-- start of Data provided --
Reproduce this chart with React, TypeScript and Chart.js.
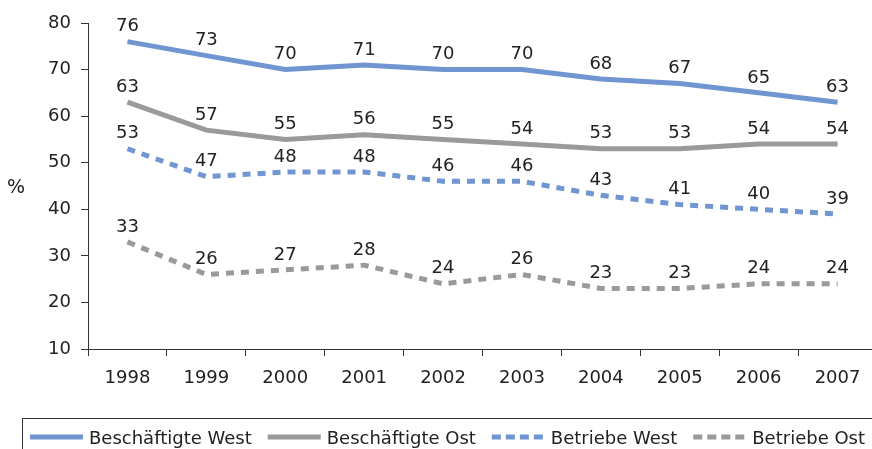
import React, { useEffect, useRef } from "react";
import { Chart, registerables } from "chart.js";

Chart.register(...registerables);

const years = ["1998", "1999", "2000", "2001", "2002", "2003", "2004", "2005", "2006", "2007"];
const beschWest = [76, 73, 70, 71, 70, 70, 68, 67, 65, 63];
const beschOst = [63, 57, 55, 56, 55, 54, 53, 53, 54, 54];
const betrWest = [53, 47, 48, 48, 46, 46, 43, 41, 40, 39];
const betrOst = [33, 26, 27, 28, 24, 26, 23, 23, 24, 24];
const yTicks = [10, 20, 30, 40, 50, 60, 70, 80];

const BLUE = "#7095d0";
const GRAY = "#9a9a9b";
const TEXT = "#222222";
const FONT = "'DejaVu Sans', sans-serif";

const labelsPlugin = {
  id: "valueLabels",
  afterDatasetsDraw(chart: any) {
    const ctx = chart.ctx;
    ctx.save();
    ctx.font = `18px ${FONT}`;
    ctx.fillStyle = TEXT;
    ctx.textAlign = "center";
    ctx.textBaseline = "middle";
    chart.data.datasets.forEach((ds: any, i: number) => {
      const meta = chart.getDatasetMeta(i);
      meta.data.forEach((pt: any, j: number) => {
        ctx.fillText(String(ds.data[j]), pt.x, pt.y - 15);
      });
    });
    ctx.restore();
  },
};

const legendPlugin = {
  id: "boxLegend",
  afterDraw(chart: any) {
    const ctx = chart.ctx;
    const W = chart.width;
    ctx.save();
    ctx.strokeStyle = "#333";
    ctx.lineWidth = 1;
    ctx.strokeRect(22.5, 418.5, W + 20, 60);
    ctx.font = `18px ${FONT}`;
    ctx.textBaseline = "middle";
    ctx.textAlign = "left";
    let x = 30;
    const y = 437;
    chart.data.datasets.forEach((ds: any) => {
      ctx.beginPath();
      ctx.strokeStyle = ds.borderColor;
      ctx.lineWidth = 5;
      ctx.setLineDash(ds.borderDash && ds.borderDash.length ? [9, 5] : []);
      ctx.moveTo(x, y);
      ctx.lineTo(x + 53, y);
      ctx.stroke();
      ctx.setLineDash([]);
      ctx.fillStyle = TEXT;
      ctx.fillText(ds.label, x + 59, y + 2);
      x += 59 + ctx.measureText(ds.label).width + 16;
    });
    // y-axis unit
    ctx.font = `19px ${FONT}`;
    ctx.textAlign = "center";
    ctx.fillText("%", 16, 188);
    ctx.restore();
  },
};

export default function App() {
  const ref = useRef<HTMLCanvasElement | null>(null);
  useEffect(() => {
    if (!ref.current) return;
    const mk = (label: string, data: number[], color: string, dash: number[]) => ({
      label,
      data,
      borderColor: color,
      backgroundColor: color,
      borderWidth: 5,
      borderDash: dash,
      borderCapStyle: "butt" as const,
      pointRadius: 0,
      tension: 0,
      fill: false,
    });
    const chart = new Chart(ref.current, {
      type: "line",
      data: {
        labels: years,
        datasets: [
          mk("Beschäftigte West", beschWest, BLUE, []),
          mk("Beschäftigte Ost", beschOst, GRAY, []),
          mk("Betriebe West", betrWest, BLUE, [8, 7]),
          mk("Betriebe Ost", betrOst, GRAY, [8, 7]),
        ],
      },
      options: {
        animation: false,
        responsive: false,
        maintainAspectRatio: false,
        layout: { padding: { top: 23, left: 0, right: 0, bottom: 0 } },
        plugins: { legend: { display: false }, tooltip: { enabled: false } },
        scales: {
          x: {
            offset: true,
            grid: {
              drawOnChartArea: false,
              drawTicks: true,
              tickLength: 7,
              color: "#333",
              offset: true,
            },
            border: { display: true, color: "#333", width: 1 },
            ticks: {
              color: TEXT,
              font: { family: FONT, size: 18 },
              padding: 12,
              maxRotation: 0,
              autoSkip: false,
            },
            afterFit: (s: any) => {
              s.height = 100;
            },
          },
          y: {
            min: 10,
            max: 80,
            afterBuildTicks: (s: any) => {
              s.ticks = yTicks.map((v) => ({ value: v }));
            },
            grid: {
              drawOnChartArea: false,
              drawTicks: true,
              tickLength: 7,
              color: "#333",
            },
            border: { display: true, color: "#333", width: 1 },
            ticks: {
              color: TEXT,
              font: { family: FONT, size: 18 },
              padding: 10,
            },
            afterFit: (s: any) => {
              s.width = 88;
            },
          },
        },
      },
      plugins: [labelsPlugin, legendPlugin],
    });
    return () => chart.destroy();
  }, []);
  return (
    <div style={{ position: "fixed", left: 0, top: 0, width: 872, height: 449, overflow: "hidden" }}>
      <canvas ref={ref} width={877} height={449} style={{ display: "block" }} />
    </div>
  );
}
-- end of Data provided --
== Given request ==
Starting with the first line of the data above and ending with the line containing "Chart.register(...registerables);", please restate every line exactly, leaving images out.

== Task result ==
Reproduce this chart with React, TypeScript and Chart.js.
import React, { useEffect, useRef } from "react";
import { Chart, registerables } from "chart.js";

Chart.register(...registerables);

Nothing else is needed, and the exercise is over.